Does a managing partner's material misrepresentation on a professional liability insurance application render the policy void ab initio for all partners, including those who were innocent of the underlying misconduct?


Opinions:

Majority - Justice Verniero

No, the policy is not void regarding the innocent partner, although it is void for the firm and the guilty partners. The Court reasoned that while equitable fraud generally permits an insurer to rescind a contract based on material misrepresentations, the remedy of rescission is discretionary and equitable. The Court determined that Wheeler and Lawson engaged in fraud, justifying the voiding of their coverage. Furthermore, the firm's coverage was voided to prevent the entity from being used as a subterfuge for fraud. However, Snyder was an 'innocent partner' who did not participate in the scheme or the application process. Voiding his coverage would contradict the liability protections expected in a Limited Liability Partnership and violate the public policy interest of protecting consumers of legal services. Therefore, the Court applied partial rescission.

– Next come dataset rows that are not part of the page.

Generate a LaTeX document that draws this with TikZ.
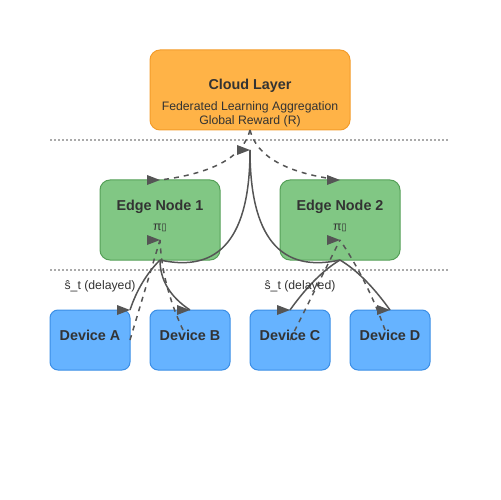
\documentclass[tikz,border=0pt]{standalone}
\usepackage{fontspec}
\setmainfont{Liberation Sans}
\newfontfamily\glyphfont{DejaVu Sans}
\definecolor{cloudfill}{HTML}{FFB347}
\definecolor{cloudline}{HTML}{F39C2B}
\definecolor{edgefill}{HTML}{81C784}
\definecolor{edgeline}{HTML}{55A058}
\definecolor{devfill}{HTML}{66B3FF}
\definecolor{devline}{HTML}{3A8EE6}
\definecolor{linkcol}{HTML}{555555}
\definecolor{textcol}{HTML}{333333}
\definecolor{sepcol}{HTML}{AAAAAA}
\tikzset{
  box/.style={draw, line width=1bp, inner sep=0pt, outer sep=0pt},
  cloudbox/.style={box, fill=cloudfill, draw=cloudline, rounded corners=10bp,
    minimum width=200bp, minimum height=80bp},
  edgebox/.style={box, fill=edgefill, draw=edgeline, rounded corners=10bp,
    minimum width=120bp, minimum height=80bp},
  devbox/.style={box, fill=devfill, draw=devline, rounded corners=8bp,
    minimum width=80bp, minimum height=60bp},
  link/.style={draw=linkcol, line width=1.5bp},
  dashlink/.style={link, dash pattern=on 5bp off 5bp},
  sepline/.style={draw=sepcol, line width=1.2bp, dash pattern=on 2bp off 2bp},
  title/.style={anchor=base, inner sep=0pt, text=textcol,
    font=\bfseries\fontsize{14.4}{16}\selectfont},
  small/.style={anchor=base, inner sep=0pt, text=textcol,
    font=\fontsize{12.3}{14}\selectfont},
}
\newcommand{\tipmark}[1]{\fill[linkcol] (#1) -- ++(-13,5) -- ++(0,-10) -- cycle;}
\begin{document}
\begin{tikzpicture}[x=1bp,y=-1bp]
  \useasboundingbox (0,0) rectangle (500,500);
%%
  % Layer separators
  \draw [sepline] (50,140) -- (450,140);
  \draw [sepline] (50,270) -- (450,270);
  % Node: Cloud
  \node [cloudbox] (cloud) at (250,90) {};
  % Node: Edge1, Edge2
  \node [edgebox] (edge1) at (160,220) {};
  \node [edgebox] (edge2) at (340,220) {};
  % Node: Devices
  \node [devbox] (devA) at (90,340) {};
  \node [devbox] (devB) at (190,340) {};
  \node [devbox] (devC) at (290,340) {};
  \node [devbox] (devD) at (390,340) {};
  % Connector ends
  \coordinate (cloudin) at (250,150);
  \coordinate (edge1in) at (160,240);
  \coordinate (edge2in) at (340,240);
  \coordinate (devBout) at (183,330);
  \coordinate (devDout) at (385,330);
  % Edge: Cloud -> Edge1
  \draw [dashlink] (cloud.south) .. controls (243.3,156.7) and (213.3,173.3) .. (edge1.north);
  % Edge: Cloud -> Edge2
  \draw [dashlink] (cloud.south) .. controls (256.7,156.7) and (286.7,173.3) .. (edge2.north);
  % Edge: Edge1 -> Cloud
  \draw [link] (edge1.south) .. controls (220,273.3) and (250,236.7) .. (cloudin);
  % Edge: Edge2 -> Cloud
  \draw [link] (edge2.south) .. controls (280,273.3) and (250,236.7) .. (cloudin);
  % Edge: Edge1 -> DeviceA
  \draw [link] (edge1.south) .. controls (146.7,273.3) and (136.7,290) .. (devA.north east);
  % Edge: Edge1 -> DeviceB
  \draw [link] (edge1.south) .. controls (160,280) and (170,296.7) .. (devB.north);
  % Edge: Edge2 -> DeviceC
  \draw [link] (edge2.south) .. controls (323.3,270) and (306.7,286.7) .. (devC.north);
  % Edge: Edge2 -> DeviceD
  \draw [link] (edge2.south) .. controls (356.7,270) and (373.3,286.7) .. (devD.north);
  % Edge: DeviceA -> Edge1
  \draw [dashlink] (devA.east) -- (edge1in);
  % Edge: DeviceB -> Edge1
  \draw [dashlink] (devBout) .. controls (169,300) and (161.3,270) .. (edge1in);
  % Edge: DeviceC -> Edge2
  \draw [dashlink] (devC.center) -- (edge2in);
  % Edge: DeviceD -> Edge2
  \draw [dashlink] (devDout) .. controls (373.7,298) and (358.7,268) .. (edge2in);
  % Markers
  \tipmark{edge1.north}
  \tipmark{edge2.north}
  \tipmark{cloudin}
  \tipmark{edge1in}
  \tipmark{edge2in}
  \tipmark{devA.north east}
  \tipmark{devB.north}
  \tipmark{devC.north}
  \tipmark{devD.north}
  % Texts
  \node [title] (cloudtitle) at (250,90) {Cloud Layer};
  \node [small] (cloudtask) at (250,110.5) {Federated Learning Aggregation};
  \node [small] (cloudreward) at (250,125) {Global Reward (R)};
  \node [title] (edge1title) at (160,210) {Edge Node 1};
  \node [small] (edge1policy) at (160,230) {π{\glyphfont\fontsize{10}{12}\selectfont ▯}};
  \node [title] (edge2title) at (340,210) {Edge Node 2};
  \node [small] (edge2policy) at (340,230) {π{\glyphfont\fontsize{10}{12}\selectfont ▯}};
  \node [title] (devAtitle) at (90,340) {Device A};
  \node [title] (devBtitle) at (190,340) {Device B};
  \node [title] (devCtitle) at (290,340) {Device C};
  \node [title] (devDtitle) at (390,340) {Device D};
  \node [small] (stateA) at (100,289) {ŝ\_t (delayed)};
  \node [small] (stateC) at (300,289) {ŝ\_t (delayed)};
%
\end{tikzpicture}
\end{document}
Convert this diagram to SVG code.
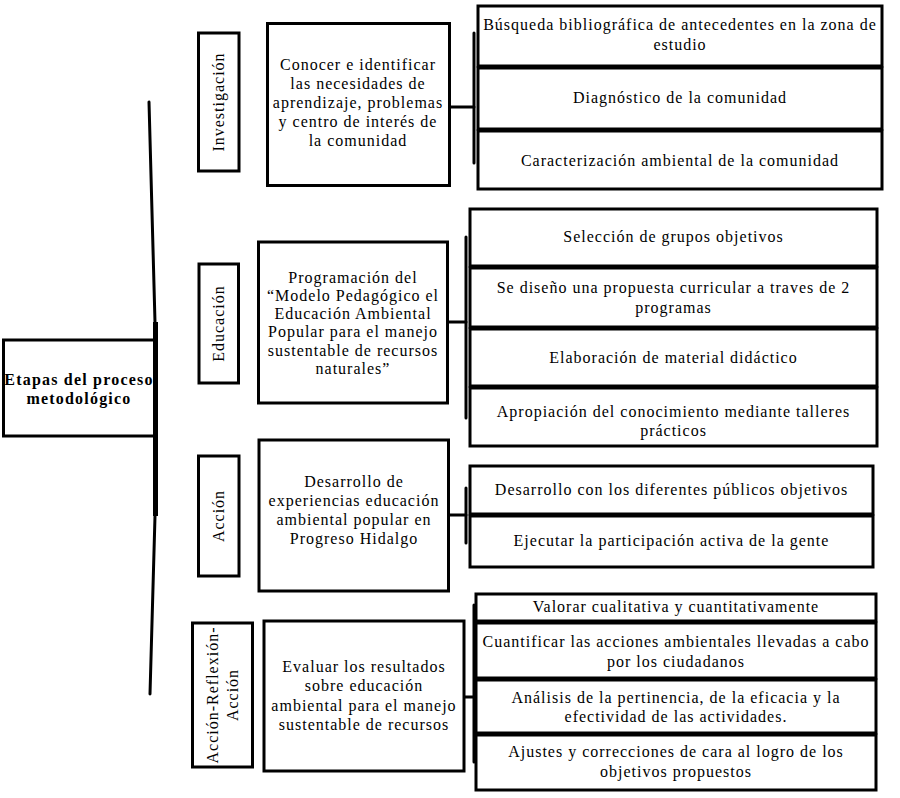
<svg xmlns="http://www.w3.org/2000/svg" width="900" height="798" viewBox="0 0 900 798">
<style>
  .box { fill: #ffffff; stroke: #000000; stroke-width: 3; }
  .t { font-family: "Liberation Serif", "Times New Roman", serif; font-size: 16px; letter-spacing: 1px; fill: #000000; text-anchor: middle; }
  .tb { font-family: "Liberation Serif", "Times New Roman", serif; font-size: 16px; font-weight: bold; letter-spacing: 1.2px; fill: #000000; text-anchor: middle; }
  .ln { fill: none; stroke: #000000; stroke-width: 3; stroke-linecap: round; }
</style>
<rect width="900" height="798" fill="#ffffff"/>

<g id="connectors">
  <polyline class="ln" points="149,102 155,322 155,516 150,694"/>
  <line x1="155.5" y1="322" x2="155.5" y2="516" stroke="#000" stroke-width="5"/>
  <line class="ln" x1="451" y1="107" x2="474" y2="107"/>
  <line class="ln" x1="474" y1="33" x2="474" y2="163"/>
  <line class="ln" x1="449" y1="322" x2="466" y2="322"/>
  <line class="ln" x1="466" y1="237" x2="466" y2="418"/>
  <line class="ln" x1="450" y1="515" x2="466" y2="515"/>
  <line class="ln" x1="466" y1="488" x2="466" y2="543"/>
  <line class="ln" x1="465" y1="697" x2="474" y2="697"/>
  <line class="ln" x1="474" y1="605" x2="474" y2="762"/>
</g>

<g id="main">
  <rect class="box" x="3.5" y="340" width="151" height="96"/>
  <text class="tb" x="79" y="385">Etapas del proceso</text>
  <text class="tb" x="79" y="404">metodológico</text>
</g>

<g id="investigacion-label">
  <rect class="box" x="198.5" y="33" width="40.5" height="138"/>
  <text class="t" transform="translate(218.5,102) rotate(-90)" dominant-baseline="central">Investigación</text>
</g>
<g id="investigacion-objetivo">
  <rect class="box" x="267.5" y="23.5" width="182" height="162"/>
  <text class="t" x="358" y="70">Conocer e identificar</text>
  <text class="t" x="358" y="89">las necesidades de</text>
  <text class="t" x="358" y="108">aprendizaje, problemas</text>
  <text class="t" x="358" y="127">y centro de interés de</text>
  <text class="t" x="358" y="146">la comunidad</text>
</g>
<g id="inv-1">
  <rect class="box" x="478" y="6" width="404" height="60"/>
  <text class="t" x="680" y="30">Búsqueda bibliográfica de antecedentes en la zona de</text>
  <text class="t" x="680" y="50">estudio</text>
</g>
<g id="inv-2">
  <rect class="box" x="478" y="68" width="404" height="61"/>
  <text class="t" x="680" y="103">Diagnóstico de la comunidad</text>
</g>
<g id="inv-3">
  <rect class="box" x="478" y="131" width="404" height="58"/>
  <text class="t" x="680" y="166">Caracterización ambiental de la comunidad</text>
</g>

<g id="educacion-label">
  <rect class="box" x="199" y="264" width="39.5" height="119"/>
  <text class="t" transform="translate(218.5,323.5) rotate(-90)" dominant-baseline="central">Educación</text>
</g>
<g id="educacion-objetivo">
  <rect class="box" x="258.5" y="242" width="189" height="161"/>
  <text class="t" x="353" y="283">Programación del</text>
  <text class="t" x="353" y="301">“Modelo Pedagógico el</text>
  <text class="t" x="353" y="319">Educación Ambiental</text>
  <text class="t" x="353" y="337">Popular para el manejo</text>
  <text class="t" x="353" y="356">sustentable de recursos</text>
  <text class="t" x="353" y="374">naturales”</text>
</g>
<g id="edu-1">
  <rect class="box" x="470" y="209" width="407" height="57"/>
  <text class="t" x="673.5" y="242">Selección de grupos objetivos</text>
</g>
<g id="edu-2">
  <rect class="box" x="470" y="268" width="407" height="59"/>
  <text class="t" x="673.5" y="293">Se diseño una propuesta curricular a traves de 2</text>
  <text class="t" x="673.5" y="313">programas</text>
</g>
<g id="edu-3">
  <rect class="box" x="470" y="329" width="407" height="57"/>
  <text class="t" x="673.5" y="363">Elaboración de material didáctico</text>
</g>
<g id="edu-4">
  <rect class="box" x="470" y="388" width="407" height="58"/>
  <text class="t" x="673.5" y="417">Apropiación del conocimiento mediante talleres</text>
  <text class="t" x="673.5" y="436">prácticos</text>
</g>

<g id="accion-label">
  <rect class="box" x="198.5" y="456" width="40.5" height="120"/>
  <text class="t" transform="translate(218.5,516) rotate(-90)" dominant-baseline="central">Acción</text>
</g>
<g id="accion-objetivo">
  <rect class="box" x="259" y="440" width="189.5" height="151"/>
  <text class="t" x="354" y="487">Desarrollo de</text>
  <text class="t" x="354" y="506">experiencias educación</text>
  <text class="t" x="354" y="525">ambiental popular en</text>
  <text class="t" x="354" y="544">Progreso Hidalgo</text>
</g>
<g id="acc-1">
  <rect class="box" x="470" y="466" width="403" height="48"/>
  <text class="t" x="671.5" y="495">Desarrollo con los diferentes públicos objetivos</text>
</g>
<g id="acc-2">
  <rect class="box" x="470" y="516" width="403" height="51"/>
  <text class="t" x="671.5" y="546">Ejecutar la participación activa de la gente</text>
</g>

<g id="ara-label">
  <rect class="box" x="192.5" y="623" width="60" height="144"/>
  <text class="t" transform="translate(212,695) rotate(-90)" dominant-baseline="central">Acción-Reflexión-</text>
  <text class="t" transform="translate(232,695) rotate(-90)" dominant-baseline="central">Acción</text>
</g>
<g id="ara-objetivo">
  <rect class="box" x="264" y="621" width="200" height="150"/>
  <text class="t" x="364" y="672">Evaluar los resultados</text>
  <text class="t" x="364" y="691">sobre educación</text>
  <text class="t" x="364" y="711">ambiental para el manejo</text>
  <text class="t" x="364" y="730">sustentable de recursos</text>
</g>
<g id="ara-1">
  <rect class="box" x="476" y="594" width="400" height="27"/>
  <text class="t" x="676" y="612">Valorar cualitativa y cuantitativamente</text>
</g>
<g id="ara-2">
  <rect class="box" x="476" y="623" width="400" height="55"/>
  <text class="t" x="676" y="647">Cuantificar las acciones ambientales llevadas a cabo</text>
  <text class="t" x="676" y="667">por los ciudadanos</text>
</g>
<g id="ara-3">
  <rect class="box" x="476" y="680" width="400" height="53"/>
  <text class="t" x="676" y="703">Análisis de la pertinencia, de la eficacia y la</text>
  <text class="t" x="676" y="722">efectividad de las actividades.</text>
</g>
<g id="ara-4">
  <rect class="box" x="476" y="735" width="400" height="55"/>
  <text class="t" x="676" y="757">Ajustes y correcciones de cara al logro de los</text>
  <text class="t" x="676" y="777">objetivos propuestos</text>
</g>
</svg>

Dissent - Justice LaVecchia

Yes, the policy should be declared void ab initio for all parties because it was procured through fraud. The dissent argued that the insurance contract was not divisible; it was a single policy issued to the firm based on a single application. Because the insurer would never have issued the policy had it known the truth, the misrepresentation affected the validity of the entire contract. The dissent contended that partial rescission was inappropriate because the fraud went to the procurement of the whole contract, and the innocent partner's ignorance should not breathe life into a void agreement.



Analysis:

This case creates a significant exception to the general rule of rescission in insurance law, specifically tailored to Limited Liability Partnerships (LLPs). By distinguishing between the entity/guilty partners and innocent partners, the Court prioritizes the protection of the public (clients who may be harmed by malpractice) over the strict contract rights of the insurer to void a policy procured by fraud. It establishes that 'equitable fraud' remedies can be flexible and that insurance policies for LLPs may be treated as divisible to protect innocent parties. This ruling reinforces the purpose of mandatory attorney malpractice insurance, which is to provide a safety net for clients, even when firm management acts dishonestly.